Content is a very important point, both for selling copies of the game, and retaining players through replayability. Unfortunately, DoW3 was extremely lacking from a content perspective when the game launched, and the post launch support, while nice, did little to address the barebones nature of the game. We had a short campaign, an extremely limited multiplayer map pool, one game mode at release, and only three races. In addition, teams had to be fixed, as there was no free for all, or ability to set up custom teams. In my opinion, this lack of content is what truly sealed the fate of Dawn of War 3. Competitive players were not satisfied, as the map pool and race selection was lacking, and casual players were extremely unsatisfied, as there were no PvE or coop elements. Even comp stomps felt limited, as you could fight 3 AIs at the most; In DoW1 I could fight 7 AIs if I wanted to! These issues were further compounded by the fact that the lobby was poorly done, and player made content was hard to access.
I cannot stress enough how much I feel that the lack of content harmed the game. I had friends who bought previous DoW titles ask me if the game had a coop campaign, I had to answer no. They asked me if it had the last stand, and I had to answer no. I can personally attest to three lost sales simply because of those two questions alone. Another friend simply stopped playing after a few months because there simply wasn’t enough in the game to keep him in. He wanted to play big 2v6 comp stomps, but the game simply didn’t allow it, and there were no other game modes to keep him in.
• Nothing kills a game faster than a lack of content to keep people playing. Even the most engaging RTS can get stale quickly if there are only 2 or 3 interesting maps and one game mode.
• Options such as custom teams / free for all, a solid AI, at least 4 races, a substantial map pool and multiple game modes should be mandatory offerings for release.

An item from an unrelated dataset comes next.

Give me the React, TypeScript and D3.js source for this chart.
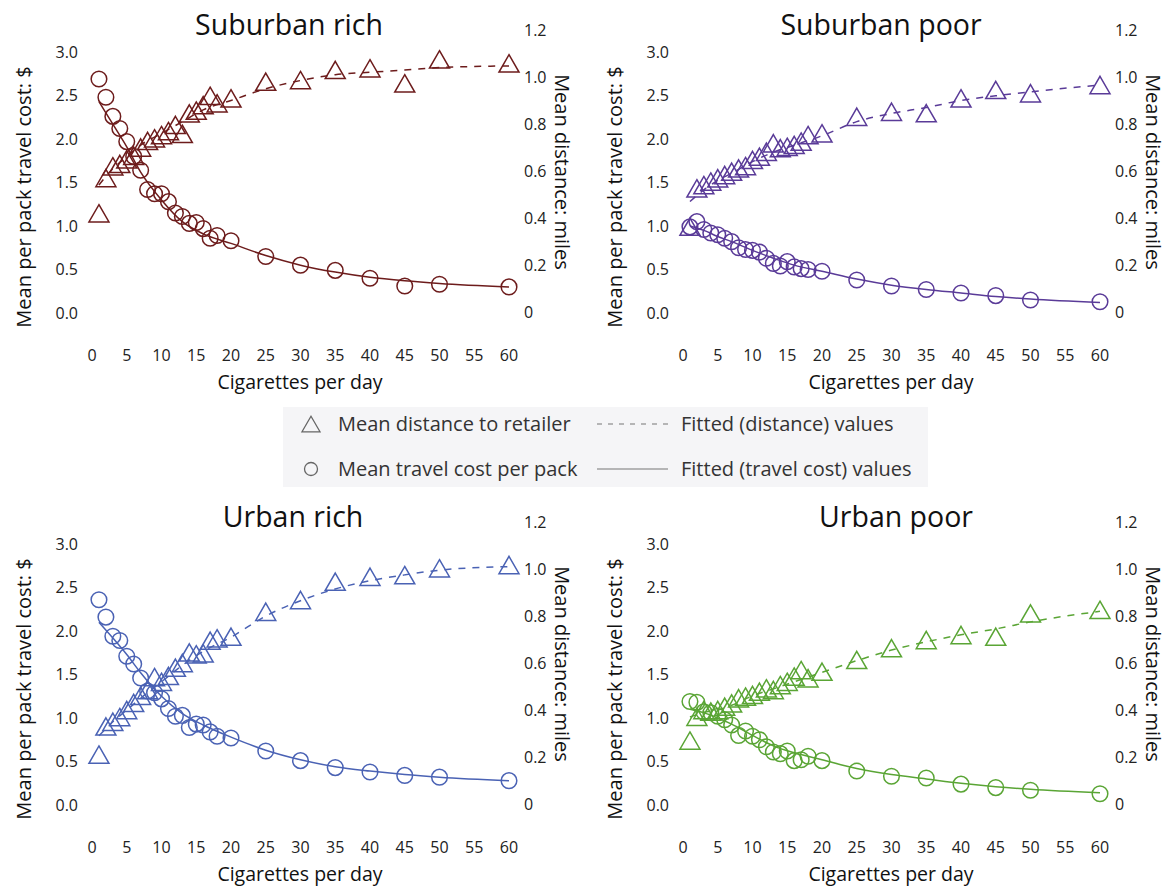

Likewise, coop / pve elements should be strongly considered from the outset
• Future DoW titles should try to offer a very robust game from the beginning, one that can stand on its own, even if additional support was not added.
It really saddens me that it has come to this, but I hope the lessons of DoW3 help relic going forward, and I truly hope we will see another DoW game at some point in the future. If you managed to read my whole post, then congrats, and thanks for bearing with me! Let me know of anything I have missed, or if you disagree with any of my points.